# [YOUR INSTRUCTIONS]
Reproduce the listing exactly, with no pictures in your copy.
◇ ◇ ◇
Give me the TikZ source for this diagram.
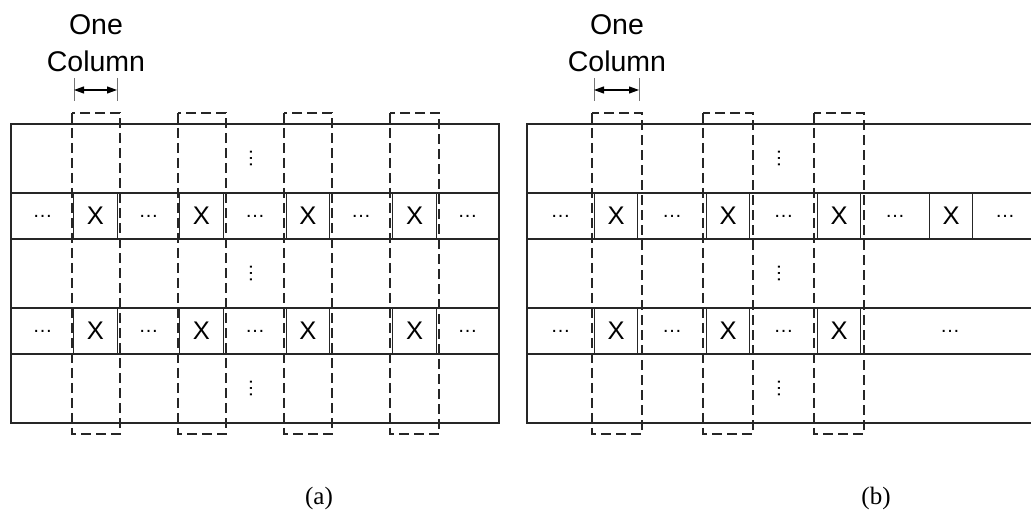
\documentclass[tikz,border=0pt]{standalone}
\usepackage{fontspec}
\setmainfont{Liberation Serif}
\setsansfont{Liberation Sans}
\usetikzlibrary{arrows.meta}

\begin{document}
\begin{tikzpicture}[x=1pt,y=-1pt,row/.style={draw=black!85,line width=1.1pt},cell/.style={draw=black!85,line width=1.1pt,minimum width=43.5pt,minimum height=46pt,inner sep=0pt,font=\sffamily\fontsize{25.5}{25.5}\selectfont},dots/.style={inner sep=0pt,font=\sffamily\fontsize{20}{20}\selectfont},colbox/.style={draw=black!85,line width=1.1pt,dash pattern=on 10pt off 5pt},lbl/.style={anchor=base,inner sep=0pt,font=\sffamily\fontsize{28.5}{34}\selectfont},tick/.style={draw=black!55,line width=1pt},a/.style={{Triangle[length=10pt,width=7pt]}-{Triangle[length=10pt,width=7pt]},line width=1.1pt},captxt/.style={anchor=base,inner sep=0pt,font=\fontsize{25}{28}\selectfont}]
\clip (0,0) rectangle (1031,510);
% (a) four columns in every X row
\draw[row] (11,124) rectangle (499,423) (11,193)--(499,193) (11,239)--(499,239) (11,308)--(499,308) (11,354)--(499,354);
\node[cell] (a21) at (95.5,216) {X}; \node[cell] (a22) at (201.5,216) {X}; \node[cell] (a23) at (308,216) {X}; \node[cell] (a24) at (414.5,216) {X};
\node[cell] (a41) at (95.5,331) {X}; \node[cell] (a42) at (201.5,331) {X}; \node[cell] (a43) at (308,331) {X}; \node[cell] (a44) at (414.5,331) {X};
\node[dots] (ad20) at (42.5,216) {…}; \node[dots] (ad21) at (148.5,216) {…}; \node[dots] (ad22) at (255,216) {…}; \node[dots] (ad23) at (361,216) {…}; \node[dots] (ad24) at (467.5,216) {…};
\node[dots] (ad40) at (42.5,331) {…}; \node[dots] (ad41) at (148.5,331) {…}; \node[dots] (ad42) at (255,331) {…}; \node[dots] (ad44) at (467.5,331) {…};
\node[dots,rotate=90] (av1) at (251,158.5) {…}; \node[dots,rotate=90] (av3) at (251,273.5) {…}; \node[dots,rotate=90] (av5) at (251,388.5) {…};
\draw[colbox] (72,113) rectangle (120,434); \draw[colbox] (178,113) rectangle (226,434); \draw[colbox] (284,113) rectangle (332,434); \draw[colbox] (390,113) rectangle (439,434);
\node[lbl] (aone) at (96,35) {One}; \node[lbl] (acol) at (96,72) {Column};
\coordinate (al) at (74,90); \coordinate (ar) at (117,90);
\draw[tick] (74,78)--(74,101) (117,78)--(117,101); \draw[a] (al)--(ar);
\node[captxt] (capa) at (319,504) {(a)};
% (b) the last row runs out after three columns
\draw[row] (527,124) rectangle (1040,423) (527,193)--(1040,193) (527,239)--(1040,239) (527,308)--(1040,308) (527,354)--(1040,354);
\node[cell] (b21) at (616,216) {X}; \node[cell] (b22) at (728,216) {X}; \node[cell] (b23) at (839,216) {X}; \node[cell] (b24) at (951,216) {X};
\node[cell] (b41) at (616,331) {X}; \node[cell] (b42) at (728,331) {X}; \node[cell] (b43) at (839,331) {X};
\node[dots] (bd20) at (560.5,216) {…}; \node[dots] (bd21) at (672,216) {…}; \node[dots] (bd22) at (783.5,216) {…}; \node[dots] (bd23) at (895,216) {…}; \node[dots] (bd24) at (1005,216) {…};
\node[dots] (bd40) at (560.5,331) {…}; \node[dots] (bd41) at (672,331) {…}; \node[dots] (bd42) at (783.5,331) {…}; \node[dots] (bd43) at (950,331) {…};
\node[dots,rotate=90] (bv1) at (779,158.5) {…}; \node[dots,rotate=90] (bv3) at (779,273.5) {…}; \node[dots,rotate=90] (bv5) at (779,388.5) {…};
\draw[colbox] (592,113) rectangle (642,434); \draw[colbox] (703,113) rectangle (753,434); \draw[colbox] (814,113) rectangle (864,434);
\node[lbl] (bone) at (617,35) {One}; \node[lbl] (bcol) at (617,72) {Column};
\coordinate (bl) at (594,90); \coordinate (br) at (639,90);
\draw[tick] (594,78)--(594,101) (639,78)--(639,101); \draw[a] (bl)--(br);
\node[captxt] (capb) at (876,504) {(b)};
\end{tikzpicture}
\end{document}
◇ ◇ ◇
# [THE COMPLETED TASK]
Give me the TikZ source for this diagram.
\documentclass[tikz,border=0pt]{standalone}
\usepackage{fontspec}
\setmainfont{Liberation Serif}
\setsansfont{Liberation Sans}
\usetikzlibrary{arrows.meta}

\begin{document}
\begin{tikzpicture}[x=1pt,y=-1pt,row/.style={draw=black!85,line width=1.1pt},cell/.style={draw=black!85,line width=1.1pt,minimum width=43.5pt,minimum height=46pt,inner sep=0pt,font=\sffamily\fontsize{25.5}{25.5}\selectfont},dots/.style={inner sep=0pt,font=\sffamily\fontsize{20}{20}\selectfont},colbox/.style={draw=black!85,line width=1.1pt,dash pattern=on 10pt off 5pt},lbl/.style={anchor=base,inner sep=0pt,font=\sffamily\fontsize{28.5}{34}\selectfont},tick/.style={draw=black!55,line width=1pt},a/.style={{Triangle[length=10pt,width=7pt]}-{Triangle[length=10pt,width=7pt]},line width=1.1pt},captxt/.style={anchor=base,inner sep=0pt,font=\fontsize{25}{28}\selectfont}]
\clip (0,0) rectangle (1031,510);
% (a) four columns in every X row
\draw[row] (11,124) rectangle (499,423) (11,193)--(499,193) (11,239)--(499,239) (11,308)--(499,308) (11,354)--(499,354);
\node[cell] (a21) at (95.5,216) {X}; \node[cell] (a22) at (201.5,216) {X}; \node[cell] (a23) at (308,216) {X}; \node[cell] (a24) at (414.5,216) {X};
\node[cell] (a41) at (95.5,331) {X}; \node[cell] (a42) at (201.5,331) {X}; \node[cell] (a43) at (308,331) {X}; \node[cell] (a44) at (414.5,331) {X};
\node[dots] (ad20) at (42.5,216) {…}; \node[dots] (ad21) at (148.5,216) {…}; \node[dots] (ad22) at (255,216) {…}; \node[dots] (ad23) at (361,216) {…}; \node[dots] (ad24) at (467.5,216) {…};
\node[dots] (ad40) at (42.5,331) {…}; \node[dots] (ad41) at (148.5,331) {…}; \node[dots] (ad42) at (255,331) {…}; \node[dots] (ad44) at (467.5,331) {…};
\node[dots,rotate=90] (av1) at (251,158.5) {…}; \node[dots,rotate=90] (av3) at (251,273.5) {…}; \node[dots,rotate=90] (av5) at (251,388.5) {…};
\draw[colbox] (72,113) rectangle (120,434); \draw[colbox] (178,113) rectangle (226,434); \draw[colbox] (284,113) rectangle (332,434); \draw[colbox] (390,113) rectangle (439,434);
\node[lbl] (aone) at (96,35) {One}; \node[lbl] (acol) at (96,72) {Column};
\coordinate (al) at (74,90); \coordinate (ar) at (117,90);
\draw[tick] (74,78)--(74,101) (117,78)--(117,101); \draw[a] (al)--(ar);
\node[captxt] (capa) at (319,504) {(a)};
% (b) the last row runs out after three columns
\draw[row] (527,124) rectangle (1040,423) (527,193)--(1040,193) (527,239)--(1040,239) (527,308)--(1040,308) (527,354)--(1040,354);
\node[cell] (b21) at (616,216) {X}; \node[cell] (b22) at (728,216) {X}; \node[cell] (b23) at (839,216) {X}; \node[cell] (b24) at (951,216) {X};
\node[cell] (b41) at (616,331) {X}; \node[cell] (b42) at (728,331) {X}; \node[cell] (b43) at (839,331) {X};
\node[dots] (bd20) at (560.5,216) {…}; \node[dots] (bd21) at (672,216) {…}; \node[dots] (bd22) at (783.5,216) {…}; \node[dots] (bd23) at (895,216) {…}; \node[dots] (bd24) at (1005,216) {…};
\node[dots] (bd40) at (560.5,331) {…}; \node[dots] (bd41) at (672,331) {…}; \node[dots] (bd42) at (783.5,331) {…}; \node[dots] (bd43) at (950,331) {…};
\node[dots,rotate=90] (bv1) at (779,158.5) {…}; \node[dots,rotate=90] (bv3) at (779,273.5) {…}; \node[dots,rotate=90] (bv5) at (779,388.5) {…};
\draw[colbox] (592,113) rectangle (642,434); \draw[colbox] (703,113) rectangle (753,434); \draw[colbox] (814,113) rectangle (864,434);
\node[lbl] (bone) at (617,35) {One}; \node[lbl] (bcol) at (617,72) {Column};
\coordinate (bl) at (594,90); \coordinate (br) at (639,90);
\draw[tick] (594,78)--(594,101) (639,78)--(639,101); \draw[a] (bl)--(br);
\node[captxt] (capb) at (876,504) {(b)};
\end{tikzpicture}
\end{document}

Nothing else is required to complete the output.